Last night we stood there exhausted and silent after setting up camp. Horse turned to me and said “drink?” I nodded in agreement and so off we wandered, following the echo of a poorly played Shadows cover (Apache) towards the closest watering hole to pour a libation to a deity that would forgive our sins. Needless to say we spent quite a long time at the alter that night.
As I remained in the yellow haze of a whiskey scented tent I wondered about my old great great grand-pappy who lay cold in the ground only a kilometre from where I was.
Great great grand-pappy
I don’t know much about Philip Hodnott Salmon. He was born in 1838 in Allihies, County Cork in Ireland. He (likely) fled as a revenue man, buying passage to Otago via Victoria Australia, arriving with newly married wife and child (my lineage) sometime prior to 1870.
From all accounts Philip was a bit of a scoundrel.
He started out in New Zealand as somewhat of a hotelier, supplying the legal (and not so legal) desires and machinations of the prospectors at Macrae’s flat before running off with a young bar girl called Elsie, who later became his second wife.
They and their expanding brood lived in shanty’s up and down the West Coast, from Italian gully, Inangahua Landing and finally Reefton. According to the Auckland Herald, he drowned in the Inangahua under somewhat suspicious circumstances in 1903. He died a pauper and also Jewish.

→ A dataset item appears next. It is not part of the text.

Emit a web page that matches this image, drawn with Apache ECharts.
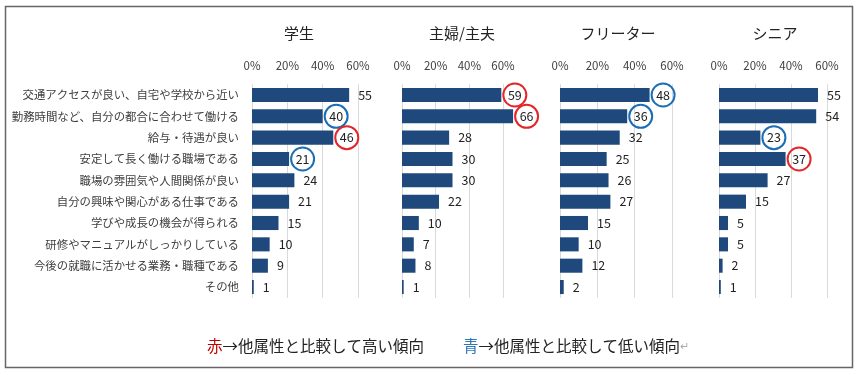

There was a rustle, Horse was stirring, so was I. We saddled up and had a look about the old gold town before taking seat at the Broadway tearooms and bakery for breakfast. Horse had pie, I settled for a large slice of sponge roll and a cup of tea.
As we rode out of town we stopped at the pioneer cemetery removed our helmets and paid our respects to Philip and family before moving on towards the Buller.
Pushing hard along the plains to avoid the predicted headwind. We arrived at Inangahua Junction about 11am and joined the Buller river for the run to the sea.
We heard it before we saw it. An old beaten and black Toyota 4WD screaming past us and hand painted on the back in big bold white letters were the words ‘Fuck 1080’. I turned my head and looked at Horse, he sniggered. It was clear we had arrived on the West Coast.
The road rambled on, following the rapids down the gorge, under Hawks Crag and we soon made the coast.
I stopped at the bridge crossing the mighty Buller and looked beyond. On the other side, away on the other side, was Westport. I took a moment, raised my right hand and made salute to a town of past demons, then turned my wheel south and satisfied. We headed for Cape Foulwind. Done for the day.